Chapter 4: Forces

Since force is inherently a vector quantity possessing both magnitude and direction, the chapter begins by establishing methods for combining multiple forces acting on an object to determine their resultant effect. Forces acting collinearly can be combined through algebraic addition using established sign conventions, while forces acting at angles require vector triangle construction and trigonometric analysis. A special case emerges when three forces form a closed triangle through head-to-tail vector addition, resulting in zero resultant force and a state of equilibrium. The chapter then introduces vector resolution, the complementary process of decomposing a single force into perpendicular horizontal and vertical components that operate independently. This technique proves invaluable for analyzing complex scenarios such as objects on inclined planes, where only the component parallel to the surface determines acceleration. The concept of centre of gravity is presented as a crucial simplification tool, allowing the distributed weight of an object to be treated as acting at a single point, which can be determined experimentally through suspension and plumb line methods.
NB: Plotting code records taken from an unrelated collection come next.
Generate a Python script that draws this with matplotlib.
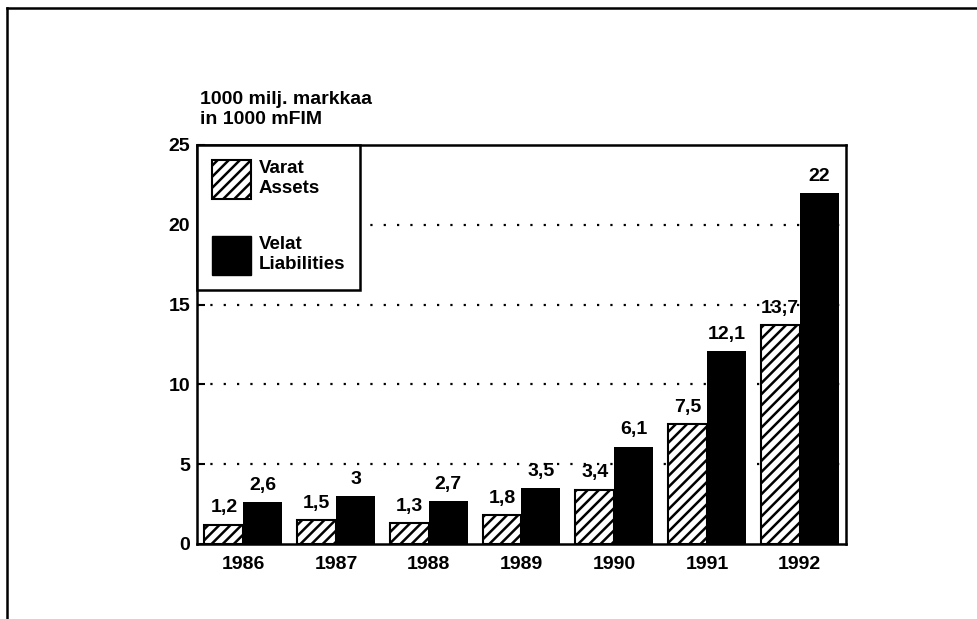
import matplotlib.pyplot as plt
import numpy as np
from matplotlib.patches import Patch
from matplotlib.lines import Line2D

years = ['1986', '1987', '1988', '1989', '1990', '1991', '1992']
assets = [1.2, 1.5, 1.3, 1.8, 3.4, 7.5, 13.7]
liabilities = [2.6, 3.0, 2.7, 3.5, 6.1, 12.1, 22.0]
yticks = [0, 5, 10, 15, 20, 25]


def fi_label(v):
    # Finnish decimal comma, whole numbers without decimals
    if float(v).is_integer():
        return str(int(v))
    return ('%.1f' % v).replace('.', ',')


plt.rcParams['font.family'] = ['Liberation Sans', 'DejaVu Sans']
plt.rcParams['font.weight'] = 'bold'
plt.rcParams['font.size'] = 14
plt.rcParams['hatch.linewidth'] = 1.8

fig = plt.figure(figsize=(9.77, 6.19), dpi=100)
ax = fig.add_axes([0.2016, 0.1212, 0.6643, 0.6446])

x = np.arange(len(years))
w = 0.42
b1 = ax.bar(x - w / 2, assets, w, facecolor='white', edgecolor='black',
            hatch='///', linewidth=1.5, zorder=3)
b2 = ax.bar(x + w / 2, liabilities, w, color='black', zorder=3)

ax.bar_label(b1, labels=[fi_label(v) for v in assets], padding=6,
             fontsize=14, fontweight='bold', zorder=4)
ax.bar_label(b2, labels=[fi_label(v) for v in liabilities], padding=6,
             fontsize=14, fontweight='bold', zorder=4)

ax.set_xlim(-0.5, len(years) - 0.5)
ax.set_ylim(0, 25)
ax.set_xticks(x)
ax.set_xticklabels(years)
ax.set_yticks(yticks)
ax.tick_params(axis='x', length=0, pad=9, labelsize=14)
ax.tick_params(axis='y', direction='in', length=6, width=1.5, pad=5, labelsize=14)
for s in ax.spines.values():
    s.set_linewidth(1.8)

for yv in yticks[1:-1]:
    ax.axhline(yv, color='black', linestyle=(0, (1, 5)), linewidth=1.6, zorder=1)

handles = [Patch(facecolor='white', edgecolor='black', hatch='///', linewidth=1.5),
           Patch(facecolor='black', edgecolor='black')]
leg = ax.legend(handles, ['Varat\nAssets', 'Velat\nLiabilities'],
                loc='upper left', bbox_to_anchor=(0, 1), borderaxespad=0,
                fancybox=False, framealpha=1, edgecolor='black',
                handlelength=2.1, handleheight=2.8, labelspacing=2.0,
                handletextpad=0.4, borderpad=0.8, fontsize=13.5)
leg.get_frame().set_linewidth(1.8)
leg.set_zorder(5)

fig.text(200 / 977, 1 - 128 / 619, '1000 milj. markkaa\nin 1000 mFIM',
         ha='left', va='bottom', fontsize=14, fontweight='bold', linespacing=1.25)

# outer frame (left and top edges)
fig.add_artist(Line2D([7 / 977, 7 / 977], [0, 1 - 8 / 619], color='black',
                      linewidth=1.8, transform=fig.transFigure))
fig.add_artist(Line2D([7 / 977, 1], [1 - 8 / 619, 1 - 8 / 619], color='black',
                      linewidth=1.8, transform=fig.transFigure))

fig.savefig('out.png', dpi=100)
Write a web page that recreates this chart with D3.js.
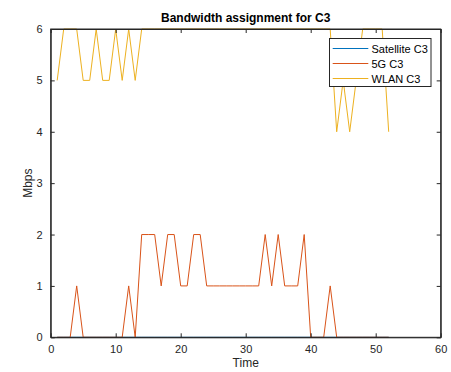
<!DOCTYPE html>
<html>
<head>
<meta charset="utf-8">
<script src="https://cdn.jsdelivr.net/npm/d3@7"></script>
<style>
  body { margin: 0; background: #fff; }
  text { font-family: "Liberation Sans", Arial, sans-serif; }
</style>
</head>
<body>
<script>
// time steps 1..52
const time = d3.range(1, 53);
const satelliteC3 = time.map(() => 0);
const fiveGC3 = [0,0,0,1,0,0,0,0,0,0,0,1,0,2,2,2,1,2,2,1,1,2,2,1,1,1,1,1,1,1,1,1,2,1,2,1,1,1,2,0,0,0,1,0,0,0,0,0,0,0,0,0];
const wlanC3 = [5,6,6,6,5,5,6,5,5,6,5,6,5,6,6,6,6,6,6,6,6,6,6,6,6,6,6,6,6,6,6,6,6,6,6,6,6,6,6,6,6,6,6,4,5,4,5,6,6,6,6,4];
const seriesNames = ["Satellite C3", "5G C3", "WLAN C3"];
const seriesColors = ["#0072BD", "#D95319", "#EDB120"];
const xTicks = [0, 10, 20, 30, 40, 50, 60];
const yTicks = [0, 1, 2, 3, 4, 5, 6];

const W = 451, H = 372;
const m = { left: 50.7, right: W - 440.7, top: 29, bottom: H - 337.3 };

const svg = d3.select("body").append("svg")
    .attr("width", W)
    .attr("height", H);

const x = d3.scaleLinear().domain([0, 60]).range([m.left, W - m.right]);
const y = d3.scaleLinear().domain([0, 6]).range([H - m.bottom, m.top]);

const axisColor = "#262626";
const tickLen = 4;

// lines
const allSeries = [satelliteC3, fiveGC3, wlanC3];
const line = d3.line().x((d, i) => x(time[i])).y(d => y(d));
const plot = svg.append("g");
allSeries.forEach((s, k) => {
  plot.append("path")
    .datum(s)
    .attr("fill", "none")
    .attr("stroke", seriesColors[k])
    .attr("stroke-width", 1)
    .attr("d", line);
});

// box
svg.append("rect")
    .attr("x", x(0)).attr("y", y(6))
    .attr("width", x(60) - x(0)).attr("height", y(0) - y(6))
    .attr("fill", "none").attr("stroke", axisColor).attr("stroke-width", 1);

// axes with inward ticks
const fmt = d3.format("d");
const xAxis = svg.append("g").attr("transform", `translate(0,${y(0)})`)
    .call(d3.axisBottom(x).tickValues(xTicks).tickFormat(fmt).tickSizeInner(-tickLen).tickSizeOuter(0).tickPadding(8));
const xAxisTop = svg.append("g").attr("transform", `translate(0,${y(6)})`)
    .call(d3.axisTop(x).tickValues(xTicks).tickSizeInner(-tickLen).tickSizeOuter(0).tickFormat(""));
const yAxis = svg.append("g").attr("transform", `translate(${x(0)},0)`)
    .call(d3.axisLeft(y).tickValues(yTicks).tickFormat(fmt).tickSizeInner(-tickLen).tickSizeOuter(0).tickPadding(8));
const yAxisR = svg.append("g").attr("transform", `translate(${x(60)},0)`)
    .call(d3.axisRight(y).tickValues(yTicks).tickSizeInner(-tickLen).tickSizeOuter(0).tickFormat(""));

[xAxis, xAxisTop, yAxis, yAxisR].forEach(g => {
  g.select(".domain").attr("stroke", axisColor);
  g.selectAll(".tick line").attr("stroke", axisColor);
  g.selectAll(".tick text")
    .attr("fill", axisColor)
    .style("font-size", "11px")
    .style("font-family", "'Liberation Sans', Arial, sans-serif");
});

// title and labels
svg.append("text")
    .attr("x", (x(0) + x(60)) / 2).attr("y", 22)
    .attr("text-anchor", "middle")
    .style("font-size", "12px").style("font-weight", "bold")
    .attr("fill", "#000")
    .text("Bandwidth assignment for C3");

svg.append("text")
    .attr("x", (x(0) + x(60)) / 2).attr("y", 367)
    .attr("text-anchor", "middle")
    .style("font-size", "12px")
    .attr("fill", axisColor)
    .text("Time");

svg.append("text")
    .attr("transform", `translate(32,${(y(0) + y(6)) / 2}) rotate(-90)`)
    .attr("text-anchor", "middle")
    .style("font-size", "12px")
    .attr("fill", axisColor)
    .text("Mbps");

// legend
const lg = svg.append("g");
lg.append("rect")
    .attr("x", 329.5).attr("y", 38.5)
    .attr("width", 101.5).attr("height", 48)
    .attr("fill", "#fff").attr("stroke", axisColor).attr("stroke-width", 1);
seriesNames.forEach((name, k) => {
  const ly = 48.5 + k * 15;
  lg.append("line")
    .attr("x1", 332.7).attr("x2", 368.3)
    .attr("y1", ly).attr("y2", ly)
    .attr("stroke", seriesColors[k]).attr("stroke-width", 1);
  lg.append("text")
    .attr("x", 371.5).attr("y", ly + 4)
    .style("font-size", "11px")
    .attr("fill", "#000")
    .text(name);
});
</script>
</body>
</html>
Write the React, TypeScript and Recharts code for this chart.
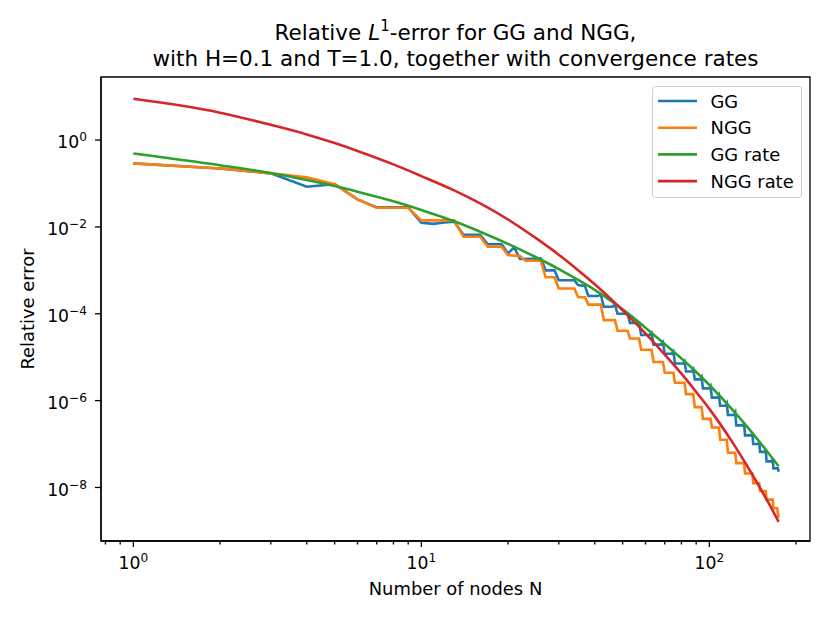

The turning effect of forces, termed moment, is introduced as the product of force magnitude and perpendicular distance from the pivot point, measured in newton metres. The principle of moments establishes that equilibrium requires clockwise moments to equal anticlockwise moments about any reference point. A special force configuration called a couple consists of two equal, parallel, oppositely directed forces separated by a distance, producing pure rotational effect without linear acceleration; the turning effect of a couple is its torque, which remains independent of pivot point selection. Finally, the chapter synthesizes these concepts into two essential equilibrium conditions: the resultant force must equal zero, and the resultant moment about any point must equal zero. Together, these principles form the mathematical and conceptual foundation for analyzing statics and rigid body mechanics.